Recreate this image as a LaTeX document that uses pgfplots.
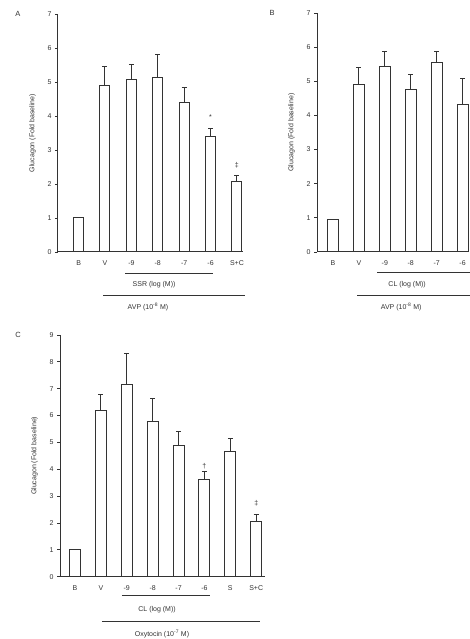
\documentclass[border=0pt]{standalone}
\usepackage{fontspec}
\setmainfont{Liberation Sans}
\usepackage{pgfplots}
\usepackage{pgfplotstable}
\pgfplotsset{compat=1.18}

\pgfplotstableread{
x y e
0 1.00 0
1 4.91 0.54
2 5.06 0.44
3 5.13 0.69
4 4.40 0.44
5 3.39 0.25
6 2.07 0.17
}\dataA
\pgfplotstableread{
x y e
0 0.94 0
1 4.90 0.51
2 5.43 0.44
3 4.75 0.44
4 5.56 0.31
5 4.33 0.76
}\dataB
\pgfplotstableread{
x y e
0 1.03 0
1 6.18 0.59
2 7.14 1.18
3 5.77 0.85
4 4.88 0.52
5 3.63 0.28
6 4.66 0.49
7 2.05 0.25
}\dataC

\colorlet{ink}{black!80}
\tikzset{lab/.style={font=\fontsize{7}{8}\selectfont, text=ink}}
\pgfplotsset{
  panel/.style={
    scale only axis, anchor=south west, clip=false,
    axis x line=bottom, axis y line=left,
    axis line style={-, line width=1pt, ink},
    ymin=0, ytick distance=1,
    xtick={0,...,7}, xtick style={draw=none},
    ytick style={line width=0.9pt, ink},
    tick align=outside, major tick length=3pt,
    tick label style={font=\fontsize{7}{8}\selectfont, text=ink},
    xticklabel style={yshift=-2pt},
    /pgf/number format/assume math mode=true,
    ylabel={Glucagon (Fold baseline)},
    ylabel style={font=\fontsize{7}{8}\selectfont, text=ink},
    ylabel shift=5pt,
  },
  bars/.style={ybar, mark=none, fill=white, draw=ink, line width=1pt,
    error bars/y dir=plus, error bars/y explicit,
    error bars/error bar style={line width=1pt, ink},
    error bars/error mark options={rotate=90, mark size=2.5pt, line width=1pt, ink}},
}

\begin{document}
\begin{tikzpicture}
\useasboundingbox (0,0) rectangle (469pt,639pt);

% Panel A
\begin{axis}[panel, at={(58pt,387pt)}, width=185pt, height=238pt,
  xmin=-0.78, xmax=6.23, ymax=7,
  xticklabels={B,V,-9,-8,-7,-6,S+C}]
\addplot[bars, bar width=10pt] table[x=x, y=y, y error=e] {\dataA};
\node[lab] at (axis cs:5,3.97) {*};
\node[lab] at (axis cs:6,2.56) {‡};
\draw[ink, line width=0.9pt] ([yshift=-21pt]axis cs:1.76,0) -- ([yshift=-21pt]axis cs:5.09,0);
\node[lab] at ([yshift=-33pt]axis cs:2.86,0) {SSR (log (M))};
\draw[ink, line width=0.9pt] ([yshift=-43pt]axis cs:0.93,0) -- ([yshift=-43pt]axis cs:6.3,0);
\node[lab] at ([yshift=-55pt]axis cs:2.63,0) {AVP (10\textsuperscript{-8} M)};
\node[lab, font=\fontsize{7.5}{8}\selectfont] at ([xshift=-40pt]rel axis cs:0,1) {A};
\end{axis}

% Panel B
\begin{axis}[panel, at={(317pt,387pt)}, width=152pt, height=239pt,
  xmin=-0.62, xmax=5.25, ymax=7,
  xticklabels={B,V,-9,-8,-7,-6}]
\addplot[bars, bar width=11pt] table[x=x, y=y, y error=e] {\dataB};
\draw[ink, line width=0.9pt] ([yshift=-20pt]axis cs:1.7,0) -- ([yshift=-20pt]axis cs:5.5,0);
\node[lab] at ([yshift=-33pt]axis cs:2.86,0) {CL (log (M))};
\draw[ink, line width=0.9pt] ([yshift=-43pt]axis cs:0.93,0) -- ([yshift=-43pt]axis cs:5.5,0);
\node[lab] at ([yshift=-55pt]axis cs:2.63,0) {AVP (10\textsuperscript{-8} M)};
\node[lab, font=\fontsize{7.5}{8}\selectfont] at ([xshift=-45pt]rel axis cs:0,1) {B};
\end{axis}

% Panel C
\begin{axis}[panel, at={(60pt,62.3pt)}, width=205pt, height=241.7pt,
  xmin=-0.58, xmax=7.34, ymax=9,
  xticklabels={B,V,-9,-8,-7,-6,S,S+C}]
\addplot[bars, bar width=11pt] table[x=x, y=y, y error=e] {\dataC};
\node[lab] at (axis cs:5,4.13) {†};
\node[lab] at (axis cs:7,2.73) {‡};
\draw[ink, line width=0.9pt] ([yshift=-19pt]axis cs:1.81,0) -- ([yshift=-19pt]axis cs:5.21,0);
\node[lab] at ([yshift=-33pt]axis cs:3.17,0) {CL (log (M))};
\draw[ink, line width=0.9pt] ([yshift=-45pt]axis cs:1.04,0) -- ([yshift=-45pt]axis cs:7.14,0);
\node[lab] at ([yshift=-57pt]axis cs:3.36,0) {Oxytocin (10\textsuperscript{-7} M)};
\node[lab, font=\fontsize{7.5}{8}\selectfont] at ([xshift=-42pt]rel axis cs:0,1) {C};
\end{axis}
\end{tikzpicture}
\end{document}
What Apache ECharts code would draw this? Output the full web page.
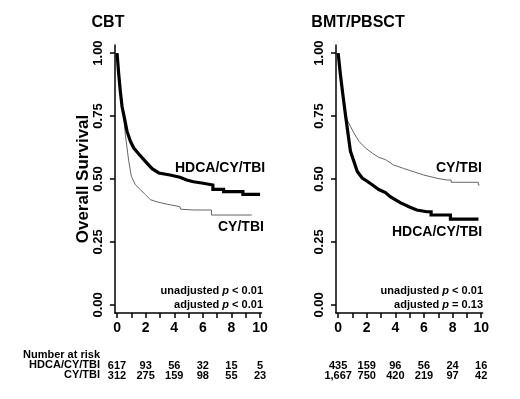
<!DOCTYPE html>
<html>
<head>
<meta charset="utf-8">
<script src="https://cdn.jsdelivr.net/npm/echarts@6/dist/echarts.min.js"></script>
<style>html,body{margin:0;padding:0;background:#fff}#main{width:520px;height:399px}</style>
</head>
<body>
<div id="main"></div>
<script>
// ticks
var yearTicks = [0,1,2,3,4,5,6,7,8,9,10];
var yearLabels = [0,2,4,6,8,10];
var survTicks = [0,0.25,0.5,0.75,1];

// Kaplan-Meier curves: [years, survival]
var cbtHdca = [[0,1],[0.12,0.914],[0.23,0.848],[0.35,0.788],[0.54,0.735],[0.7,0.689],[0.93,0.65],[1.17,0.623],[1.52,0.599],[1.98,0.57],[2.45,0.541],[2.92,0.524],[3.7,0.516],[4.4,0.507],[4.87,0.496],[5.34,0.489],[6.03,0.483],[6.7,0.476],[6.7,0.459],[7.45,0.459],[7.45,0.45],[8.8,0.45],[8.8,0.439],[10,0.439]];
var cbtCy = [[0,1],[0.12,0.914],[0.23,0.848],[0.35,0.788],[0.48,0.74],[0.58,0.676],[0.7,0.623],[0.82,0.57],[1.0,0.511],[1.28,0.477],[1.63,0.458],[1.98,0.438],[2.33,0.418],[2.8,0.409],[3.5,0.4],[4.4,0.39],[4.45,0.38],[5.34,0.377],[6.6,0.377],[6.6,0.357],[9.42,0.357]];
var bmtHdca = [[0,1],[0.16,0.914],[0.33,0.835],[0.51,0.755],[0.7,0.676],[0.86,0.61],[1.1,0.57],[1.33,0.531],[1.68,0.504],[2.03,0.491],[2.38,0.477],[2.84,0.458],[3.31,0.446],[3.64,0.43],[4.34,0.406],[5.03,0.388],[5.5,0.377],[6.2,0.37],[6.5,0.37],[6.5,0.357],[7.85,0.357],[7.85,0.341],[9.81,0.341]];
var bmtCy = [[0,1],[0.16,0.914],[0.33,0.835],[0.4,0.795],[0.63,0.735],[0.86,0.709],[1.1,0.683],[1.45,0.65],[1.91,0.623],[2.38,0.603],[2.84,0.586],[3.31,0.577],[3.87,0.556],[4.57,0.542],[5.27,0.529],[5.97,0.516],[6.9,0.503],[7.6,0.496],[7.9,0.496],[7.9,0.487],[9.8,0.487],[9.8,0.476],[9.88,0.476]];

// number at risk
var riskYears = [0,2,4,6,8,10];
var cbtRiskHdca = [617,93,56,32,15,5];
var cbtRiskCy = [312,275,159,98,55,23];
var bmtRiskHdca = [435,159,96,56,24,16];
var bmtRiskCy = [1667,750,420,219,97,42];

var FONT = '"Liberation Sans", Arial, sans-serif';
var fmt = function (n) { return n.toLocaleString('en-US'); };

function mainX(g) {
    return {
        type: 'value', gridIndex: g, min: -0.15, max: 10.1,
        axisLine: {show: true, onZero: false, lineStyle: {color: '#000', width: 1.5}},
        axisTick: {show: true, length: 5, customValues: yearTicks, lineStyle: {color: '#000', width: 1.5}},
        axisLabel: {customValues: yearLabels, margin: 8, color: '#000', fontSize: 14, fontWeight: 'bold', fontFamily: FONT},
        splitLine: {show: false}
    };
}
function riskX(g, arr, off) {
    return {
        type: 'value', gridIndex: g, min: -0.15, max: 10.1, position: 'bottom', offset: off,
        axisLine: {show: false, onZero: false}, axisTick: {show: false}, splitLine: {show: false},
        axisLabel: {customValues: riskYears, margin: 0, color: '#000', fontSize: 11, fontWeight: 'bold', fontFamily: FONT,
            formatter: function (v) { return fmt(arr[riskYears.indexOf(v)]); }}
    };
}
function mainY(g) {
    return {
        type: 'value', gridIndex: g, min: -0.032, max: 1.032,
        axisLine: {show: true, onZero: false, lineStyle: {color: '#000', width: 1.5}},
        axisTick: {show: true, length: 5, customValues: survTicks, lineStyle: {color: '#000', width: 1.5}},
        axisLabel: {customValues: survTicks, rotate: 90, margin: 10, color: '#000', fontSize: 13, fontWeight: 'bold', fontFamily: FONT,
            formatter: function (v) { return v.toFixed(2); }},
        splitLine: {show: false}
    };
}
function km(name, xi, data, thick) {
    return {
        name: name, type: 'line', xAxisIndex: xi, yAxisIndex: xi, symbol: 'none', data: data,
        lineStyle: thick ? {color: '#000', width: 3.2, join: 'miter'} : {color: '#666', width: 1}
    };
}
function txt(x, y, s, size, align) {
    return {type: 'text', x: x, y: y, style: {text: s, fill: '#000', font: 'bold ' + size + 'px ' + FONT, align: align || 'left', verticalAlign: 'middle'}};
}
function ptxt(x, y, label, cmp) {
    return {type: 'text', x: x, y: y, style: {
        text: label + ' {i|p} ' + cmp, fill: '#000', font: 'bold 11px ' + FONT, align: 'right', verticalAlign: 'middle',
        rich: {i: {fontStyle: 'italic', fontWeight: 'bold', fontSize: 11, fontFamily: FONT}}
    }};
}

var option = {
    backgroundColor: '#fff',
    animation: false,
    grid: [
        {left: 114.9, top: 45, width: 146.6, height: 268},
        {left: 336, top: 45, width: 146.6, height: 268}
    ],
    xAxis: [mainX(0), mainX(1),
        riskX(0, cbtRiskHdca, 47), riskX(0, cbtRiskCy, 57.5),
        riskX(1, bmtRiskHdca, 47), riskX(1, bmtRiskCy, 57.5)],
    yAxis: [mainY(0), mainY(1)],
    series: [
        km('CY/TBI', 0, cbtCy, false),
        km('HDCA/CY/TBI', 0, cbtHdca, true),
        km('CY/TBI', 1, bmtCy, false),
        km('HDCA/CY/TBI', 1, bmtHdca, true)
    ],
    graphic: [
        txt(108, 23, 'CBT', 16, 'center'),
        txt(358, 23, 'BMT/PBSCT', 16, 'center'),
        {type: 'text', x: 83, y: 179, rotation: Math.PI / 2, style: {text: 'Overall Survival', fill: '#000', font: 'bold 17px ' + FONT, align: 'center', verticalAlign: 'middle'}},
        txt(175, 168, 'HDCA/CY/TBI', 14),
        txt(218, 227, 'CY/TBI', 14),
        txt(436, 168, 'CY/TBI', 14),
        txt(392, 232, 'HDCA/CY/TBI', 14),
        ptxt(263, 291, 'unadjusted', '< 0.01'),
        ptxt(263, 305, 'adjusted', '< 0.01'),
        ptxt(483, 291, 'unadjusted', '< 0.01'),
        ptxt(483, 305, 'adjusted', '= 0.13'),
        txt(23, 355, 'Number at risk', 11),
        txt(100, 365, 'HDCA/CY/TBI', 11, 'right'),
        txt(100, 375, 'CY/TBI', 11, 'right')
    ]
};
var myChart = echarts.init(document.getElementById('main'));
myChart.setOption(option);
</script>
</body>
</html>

+ + + + +

**Directions:**
Make an exact copy of the lines from the one with "What Apache ECharts" through the one with "var survTicks = [0,0.25,0.5,0.75,1];", both ends in, and nothing else. Drop every picture.

**Written solution:**
What Apache ECharts code would draw this? Output the full web page.
<!DOCTYPE html>
<html>
<head>
<meta charset="utf-8">
<script src="https://cdn.jsdelivr.net/npm/echarts@6/dist/echarts.min.js"></script>
<style>html,body{margin:0;padding:0;background:#fff}#main{width:520px;height:399px}</style>
</head>
<body>
<div id="main"></div>
<script>
// ticks
var yearTicks = [0,1,2,3,4,5,6,7,8,9,10];
var yearLabels = [0,2,4,6,8,10];
var survTicks = [0,0.25,0.5,0.75,1];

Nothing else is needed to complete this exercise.